Les Allemands, les Allemands...
Allez au fin fond de l'Auvergne, de la Savoie, de la Bretagne profonde ou du pays basque dans ce qu'il a de plus "identitaire" (ne parlons pas de la Corse !) et vous verrez que le bon-sens paysan est encore loin d'être gangréné par le système bancaire.

J'ai même connu des gens qui, ayant accumulé au guichet (patiemment, petit à petit) des centaines et des centaines de billets de 50 euros - car on vous donne rarement mieux, en coupures - aller ensuite à la banque de France pour échanger ces derniers contre des gros violets de 500 euros, qui tiennent moins de place - et plus faciles à énumérer, quand on doit se taper le décompte de grosses sommes.

Et le jaune, de 200 euros, qui l'a déjà vu ?
Idem, j'en connais qui en ont des piles sous le sucre, dans la boîte en fer ornée d'une image d'Epinal.

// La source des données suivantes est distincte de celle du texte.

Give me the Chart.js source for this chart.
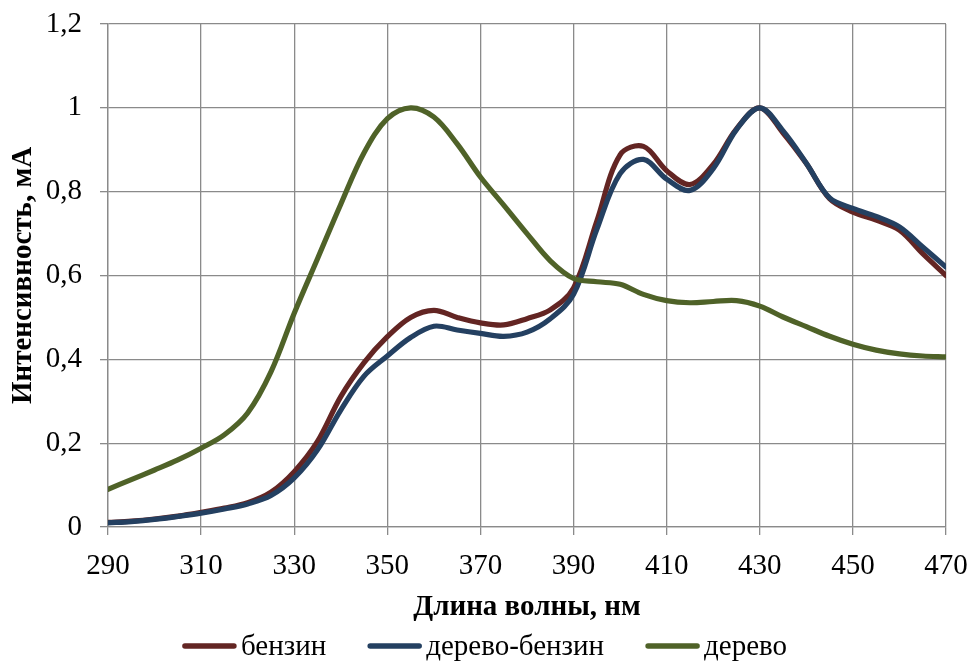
<!DOCTYPE html>
<html>
<head>
<meta charset="utf-8">
<script src="https://cdn.jsdelivr.net/npm/chart.js@4.4.1/dist/chart.umd.min.js"></script>
<style>
  html, body { margin: 0; padding: 0; background: #ffffff; }
  #wrap { width: 969px; height: 661px; position: relative; }
</style>
</head>
<body>
<div id="wrap"><canvas id="chart" width="969" height="661"></canvas></div>
<script>
// Wavelength grid, nm
const wavelengths = [290, 295, 300, 305, 310, 315, 320, 325, 330, 335, 340, 345, 350, 355, 360, 365, 370, 375, 380, 385, 390, 395, 400, 405, 410, 415, 420, 425, 430, 435, 440, 445, 450, 455, 460, 465, 470];

// Normalised intensity for each sample
const benzin = [0.011, 0.014, 0.019, 0.026, 0.035, 0.045, 0.058, 0.083, 0.132, 0.204, 0.311, 0.392, 0.454, 0.500, 0.517, 0.500, 0.487, 0.482, 0.497, 0.518, 0.570, 0.730, 0.888, 0.908, 0.850, 0.817, 0.865, 0.950, 1.000, 0.940, 0.867, 0.783, 0.751, 0.732, 0.708, 0.652, 0.600];
const derevoBenzin = [0.010, 0.013, 0.018, 0.025, 0.033, 0.043, 0.055, 0.075, 0.117, 0.184, 0.279, 0.360, 0.408, 0.452, 0.479, 0.470, 0.462, 0.455, 0.465, 0.497, 0.555, 0.710, 0.843, 0.877, 0.830, 0.803, 0.855, 0.948, 1.000, 0.945, 0.868, 0.785, 0.760, 0.741, 0.716, 0.668, 0.620];
const derevo = [0.090, 0.113, 0.136, 0.160, 0.188, 0.220, 0.272, 0.370, 0.510, 0.640, 0.770, 0.893, 0.974, 1.000, 0.978, 0.914, 0.835, 0.768, 0.700, 0.635, 0.593, 0.585, 0.579, 0.555, 0.540, 0.535, 0.538, 0.540, 0.527, 0.501, 0.478, 0.455, 0.436, 0.422, 0.413, 0.408, 0.406];

const seriesNames = ['бензин', 'дерево-бензин', 'дерево'];
const seriesColors = ['#632523', '#244061', '#4f6228'];

const xTitle = 'Длина волны, нм';
const yTitle = 'Интенсивность, мА';

const toPoints = (vals) => vals.map((v, i) => ({ x: wavelengths[i], y: v }));

const FAMILY = '"Liberation Serif", "Times New Roman", serif';
const FONT_SIZE = 29;
const GRID = '#8a8a8a';

const datasets = [benzin, derevoBenzin, derevo].map((vals, i) => ({
  label: seriesNames[i],
  data: toPoints(vals),
  borderColor: seriesColors[i],
  backgroundColor: seriesColors[i],
  borderWidth: 5.2,
  borderCapStyle: 'round',
  borderJoinStyle: 'round',
  pointRadius: 0,
  tension: 0.35,
  fill: false,
  order: 2 - i          // later series are painted above earlier ones
}));

// Legend row: short line sample followed closely by the series name
const lineLegend = {
  id: 'lineLegend',
  afterDraw(chart) {
    const ctx = chart.ctx;
    const sample = 55, gapText = 4, gapItem = 41, yMid = 646;
    ctx.save();
    ctx.font = FONT_SIZE + 'px ' + FAMILY;
    ctx.textBaseline = 'middle';
    ctx.textAlign = 'left';
    const items = chart.data.datasets.map(d => ({
      label: d.label, color: d.borderColor, w: ctx.measureText(d.label).width
    }));
    const total = items.reduce((s, it) => s + sample + gapText + it.w, 0) + gapItem * (items.length - 1);
    let x = (chart.width - total) / 2;
    items.forEach(it => {
      ctx.strokeStyle = it.color;
      ctx.lineWidth = 5.5;
      ctx.lineCap = 'round';
      ctx.beginPath();
      ctx.moveTo(x + 3, yMid);
      ctx.lineTo(x + sample - 3, yMid);
      ctx.stroke();
      ctx.fillStyle = '#000';
      ctx.fillText(it.label, x + sample + gapText, yMid + 1);
      x += sample + gapText + it.w + gapItem;
    });
    ctx.restore();
  }
};

new Chart(document.getElementById('chart'), {
  type: 'line',
  data: { datasets },
  plugins: [lineLegend],
  options: {
    responsive: false,
    animation: false,
    events: [],
    layout: { padding: { left: 0, right: 23, top: 24, bottom: 34 } },
    plugins: {
      tooltip: { enabled: false },
      legend: { display: false }
    },
    scales: {
      x: {
        type: 'linear',
        min: 290,
        max: 470,
        afterFit: (s) => { s.height = 100; s.paddingLeft = 0; s.paddingRight = 0; },
        ticks: {
          stepSize: 20,
          color: '#000',
          font: { family: FAMILY, size: FONT_SIZE },
          padding: 14,
          maxRotation: 0
        },
        grid: { color: GRID, lineWidth: 1.3, tickLength: 8 },
        border: { color: GRID, width: 1.3 },
        title: {
          display: true,
          text: xTitle,
          color: '#000',
          font: { family: FAMILY, size: FONT_SIZE, weight: 'bold' },
          padding: { top: 0, bottom: 2 }
        }
      },
      y: {
        min: 0,
        max: 1.2,
        afterFit: (s) => { s.width = 108; s.paddingTop = 0; s.paddingBottom = 0; },
        ticks: {
          stepSize: 0.2,
          color: '#000',
          font: { family: FAMILY, size: FONT_SIZE },
          padding: 18,
          callback: (v) => String(Math.round(v * 10) / 10).replace('.', ',')
        },
        grid: { color: GRID, lineWidth: 1.3, tickLength: 8 },
        border: { color: GRID, width: 1.3 },
        title: {
          display: true,
          text: yTitle,
          color: '#000',
          font: { family: FAMILY, size: FONT_SIZE, weight: 'bold' },
          padding: { top: 6, bottom: 0 }
        }
      }
    }
  }
});
</script>
</body>
</html>
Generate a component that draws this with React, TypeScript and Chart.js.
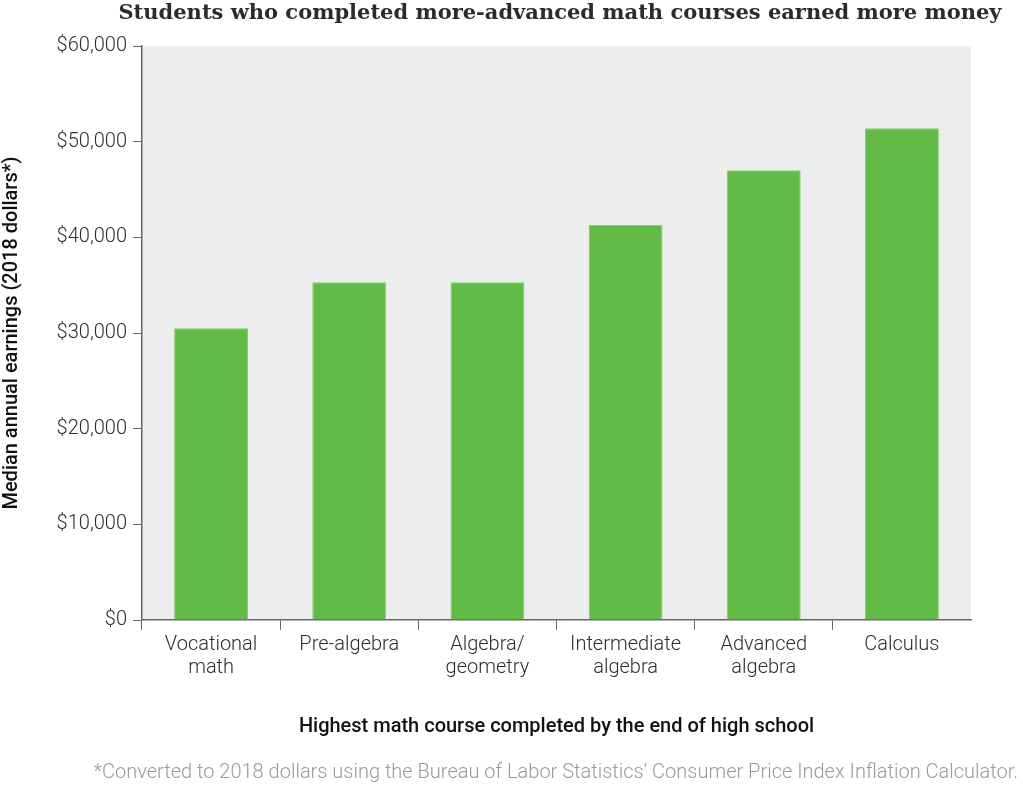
import { useEffect, useRef } from "react"
import { Chart, registerables } from "chart.js"

Chart.register(...registerables)

// 数据
const courses = [
  ["Vocational", "math"],
  "Pre-algebra",
  ["Algebra/", "geometry"],
  ["Intermediate", "algebra"],
  ["Advanced", "algebra"],
  "Calculus",
]
const earnings = [30500, 35300, 35300, 41300, 47000, 51400]
const yTicks = [0, 10000, 20000, 30000, 40000, 50000, 60000]

const titleText = "Students who completed more-advanced math courses earned more money"
const footnoteText =
  "*Converted to 2018 dollars using the Bureau of Labor Statistics\u2019 Consumer Price Index Inflation Calculator."

const decorPlugin = {
  id: "decor",
  beforeDraw(chart: Chart) {
    const { ctx, chartArea } = chart
    ctx.save()
    ctx.fillStyle = "#eceeed"
    ctx.fillRect(chartArea.left, chartArea.top, chartArea.right - chartArea.left, chartArea.bottom - chartArea.top)
    ctx.restore()
  },
  afterDraw(chart: Chart) {
    const { ctx } = chart
    ctx.save()
    // 标题
    ctx.fillStyle = "#2b2b2b"
    ctx.font = "bold 21px 'DejaVu Serif'"
    ctx.textAlign = "center"
    ctx.textBaseline = "middle"
    ctx.fillText(titleText, 560, 14)
    // 脚注
    ctx.fillStyle = "#9a9a9a"
    ctx.font = "300 20px Roboto"
    ctx.textAlign = "right"
    ctx.fillText(footnoteText, 1018, 773)
    ctx.restore()
  },
}

export default function App() {
  const chartRef = useRef<HTMLCanvasElement>(null)
  const chartInstance = useRef<Chart | null>(null)

  useEffect(() => {
    if (!chartRef.current) return
    if (chartInstance.current) chartInstance.current.destroy()

    const ctx = chartRef.current.getContext("2d")
    if (!ctx) return

    chartInstance.current = new Chart(ctx, {
      type: "bar",
      data: {
        labels: courses,
        datasets: [
          {
            data: earnings,
            backgroundColor: "#62bb47",
            borderColor: "#86cc71",
            borderWidth: 1,
            categoryPercentage: 1,
            barPercentage: 0.535,
          },
        ],
      },
      options: {
        responsive: true,
        maintainAspectRatio: false,
        animation: false,
        layout: { padding: { top: 46, right: 52, bottom: 52, left: 0 } },
        plugins: {
          legend: { display: false },
          tooltip: { enabled: false },
        },
        scales: {
          x: {
            grid: {
              offset: true,
              drawOnChartArea: false,
              drawTicks: true,
              tickLength: 10,
              tickColor: (c: any) => (c.type === "tick" ? "#666666" : "transparent"),
            },
            border: { display: true, color: "#666666", width: 1.5 },
            ticks: {
              color: "#2e2e2e",
              padding: 3,
              maxRotation: 0,
              autoSkip: false,
              font: { family: "Roboto", size: 20, weight: "300", lineHeight: 1.15 },
            },
            title: {
              display: true,
              text: "Highest math course completed by the end of high school",
              color: "#111111",
              font: { family: "Roboto", size: 20, weight: "500" },
              padding: { top: 0, bottom: 0 },
            },
            afterFit(scale: any) {
              scale.height = 119
            },
          },
          y: {
            min: 0,
            max: 60000,
            afterBuildTicks(scale: any) {
              scale.ticks = yTicks.map((v) => ({ value: v }))
            },
            grid: {
              drawOnChartArea: false,
              drawTicks: true,
              tickLength: 9,
              tickColor: "#666666",
            },
            border: { display: true, color: "#666666", width: 1.5 },
            ticks: {
              color: "#2e2e2e",
              padding: 6,
              font: { family: "Roboto", size: 20, weight: "300" },
              callback: (v: any) => "$" + Number(v).toLocaleString("en-US"),
            },
            title: {
              display: true,
              text: "Median annual earnings (2018 dollars*)",
              color: "#111111",
              font: { family: "Roboto", size: 20, weight: "500" },
              padding: { top: 0, bottom: 0 },
            },
            afterFit(scale: any) {
              scale.width = 142
            },
          },
        },
      },
      plugins: [decorPlugin],
    })

    return () => {
      if (chartInstance.current) {
        chartInstance.current.destroy()
        chartInstance.current = null
      }
    }
  }, [])

  return (
    <div style={{ position: "absolute", left: 0, top: 0, width: 1023, height: 791, background: "#ffffff" }}>
      <canvas ref={chartRef} />
    </div>
  )
}
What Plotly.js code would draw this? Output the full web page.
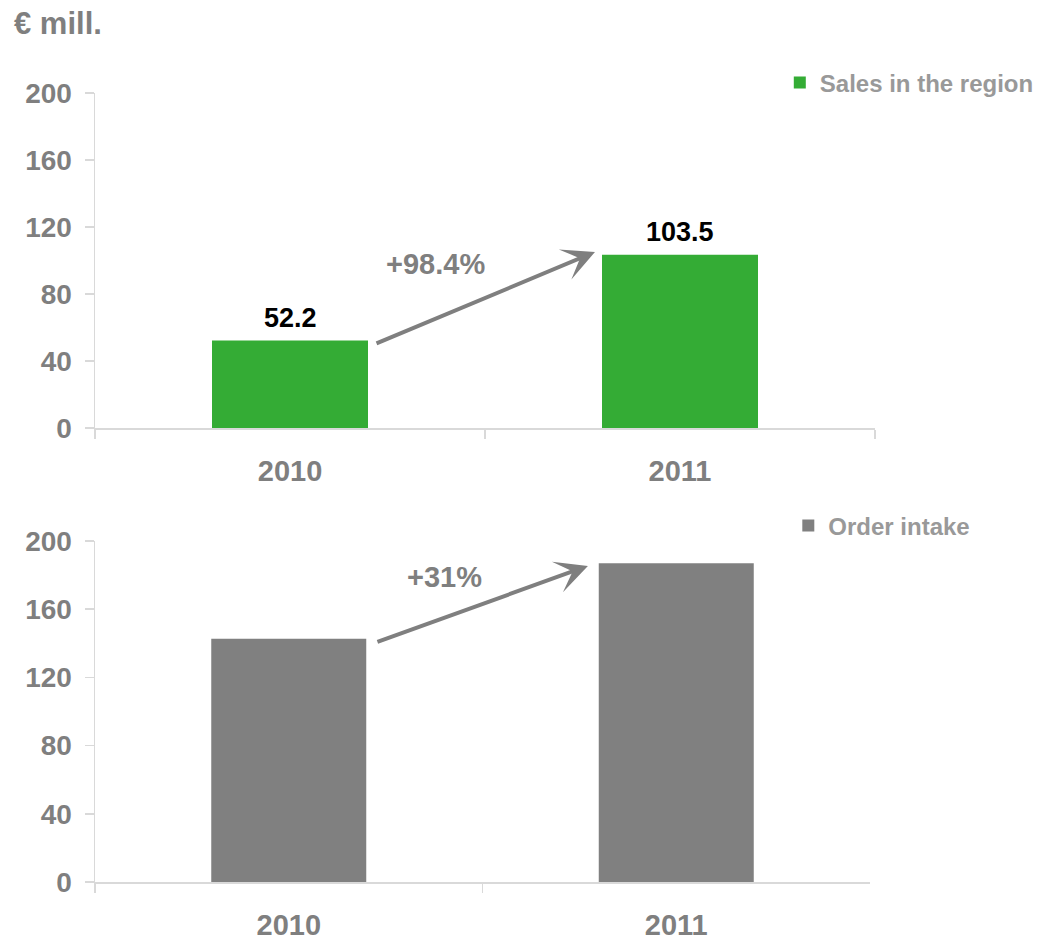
<!DOCTYPE html>
<html>
<head>
<meta charset="utf-8">
<script src="https://cdn.plot.ly/plotly-3.0.1.min.js"></script>
<style>html,body{margin:0;padding:0;background:#fff;}#chart{width:1039px;height:941px;}</style>
</head>
<body>
<div id="chart"></div>
<script>
const years = ['2010', '2011'];
const salesRegion = [52.2, 103.5];
const orderIntake = [142.7, 187.0];
const salesLabels = ['52.2', '103.5'];
const salesGrowth = '+98.4%';
const orderGrowth = '+31%';
const yTicks = [0, 40, 80, 120, 160, 200];
const unitTitle = '€ mill.';

const FONT = 'Liberation Sans, Arial, sans-serif';
const GREY = '#7f7f7f';
const AXIS = '#d9d9d9';

const traces = [
  {type: 'bar', x: years, y: salesRegion, name: 'Sales in the region',
   marker: {color: '#34ac35'}, xaxis: 'x', yaxis: 'y', legend: 'legend', hoverinfo: 'skip'},
  {type: 'bar', x: years, y: orderIntake, name: 'Order intake',
   marker: {color: '#808080'}, xaxis: 'x2', yaxis: 'y2', legend: 'legend2', hoverinfo: 'skip'}
];

function xAxis(anchor, domain) {
  return {anchor: anchor, type: 'category', range: [-0.5, 1.5], domain: domain,
    showline: true, linecolor: AXIS, linewidth: 1.5, ticks: 'outside', tickson: 'boundaries',
    ticklen: 9, tickcolor: AXIS, tickwidth: 1.5, showgrid: false, zeroline: false,
    ticklabelstandoff: 17,
    tickfont: {family: FONT, size: 29, color: GREY, weight: 'bold'}};
}
function yAxis(anchor, domain) {
  return {anchor: anchor, domain: domain, range: [0, 200], tickvals: yTicks,
    showline: true, linecolor: AXIS, linewidth: 1.5, ticks: 'outside', ticklen: 9,
    tickcolor: AXIS, tickwidth: 1.5, showgrid: false, zeroline: false,
    ticklabelstandoff: 7,
    tickfont: {family: FONT, size: 28, color: GREY, weight: 'bold'}};
}

const annotations = [];
years.forEach((yr, i) => {
  annotations.push({xref: 'x', yref: 'y', x: i, y: salesRegion[i], text: salesLabels[i],
    showarrow: false, yanchor: 'bottom', yshift: 6,
    font: {family: FONT, size: 27, color: '#000000', weight: 'bold'}});
});
// growth arrows
annotations.push({xref: 'x', yref: 'y', axref: 'x', ayref: 'y',
  x: 0.782, y: 105.1, ax: 0.218, ay: 50.1, text: '', showarrow: true,
  arrowhead: 3, arrowsize: 1.35, arrowwidth: 4, arrowcolor: GREY});
annotations.push({xref: 'x', yref: 'y', x: 0.374, y: 97.8, text: salesGrowth, showarrow: false,
  font: {family: FONT, size: 29, color: GREY, weight: 'bold'}});
annotations.push({xref: 'x2', yref: 'y2', axref: 'x2', ayref: 'y2',
  x: 0.772, y: 185.4, ax: 0.225, ay: 140.5, text: '', showarrow: true,
  arrowhead: 3, arrowsize: 1.35, arrowwidth: 4, arrowcolor: GREY});
annotations.push({xref: 'x2', yref: 'y2', x: 0.403, y: 179, text: orderGrowth, showarrow: false,
  font: {family: FONT, size: 29, color: GREY, weight: 'bold'}});

const legendBase = {xanchor: 'right', yanchor: 'middle', bgcolor: 'rgba(0,0,0,0)',
  font: {family: FONT, size: 24, color: '#999999', weight: 'bold'}, itemclick: false};

const layout = {
  width: 1039, height: 941,
  margin: {l: 95, r: 164, t: 93, b: 59, autoexpand: false},
  paper_bgcolor: '#fff', plot_bgcolor: '#fff',
  bargap: 0.6,
  showlegend: true,
  title: {text: unitTitle, xref: 'container', yref: 'container', x: 14 / 1039, xanchor: 'left',
    y: 1 - 23 / 941, yanchor: 'middle', font: {family: FONT, size: 31, color: GREY, weight: 'bold'}},
  xaxis: xAxis('y', [0, 1]),
  yaxis: yAxis('x', [0.5754, 1]),
  xaxis2: xAxis('y2', [0, 0.9936]),
  yaxis2: yAxis('x2', [0, 0.4322]),
  legend: Object.assign({}, legendBase, {x: 1.21, y: 1.0127}),
  legend2: Object.assign({}, legendBase, {x: 1.1286, y: 0.4512}),
  annotations: annotations
};

Plotly.newPlot('chart', traces, layout, {staticPlot: true, displayModeBar: false});
</script>
</body>
</html>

Par contre, le jour où vous allez faire vos courses à Carrouf avec ce genre de coupures, il arrive que les caissières vous fassent tartiner un petit moment, après moult vérifications que c'est bien un "vrai".
Franchement, faudrait être con pour contrefaire un billet de 200 ou de 500 euros !
Si il y en a un à "faux-monnayer", c'est bien le 50 euros : il passe partout sans la moindre vérif ' !

Ce qui est rare étant beau, moi je les trouve beaux les 100, 200 et 500 euros.
Et puis, quand vous avez ça dans la pogne, vous êtes en position de négocier les grosses affaires, genre achat d'une bagnole d'occase.
Le mec qui vous demande 1800 euros pour sa vieille diesel de 1999 à 190 000 km, vous lui sortez 3 billets violets et l'affaire est réglée, sans plus de discussions interminables sur la courroie de distribution refaite ou non.

C'est vrai que c'est au fond des campagnes qu'on voit encore ces pratiques...

Rien que pour ça (si on le peut), habiter à la campagne est un pur bonheur !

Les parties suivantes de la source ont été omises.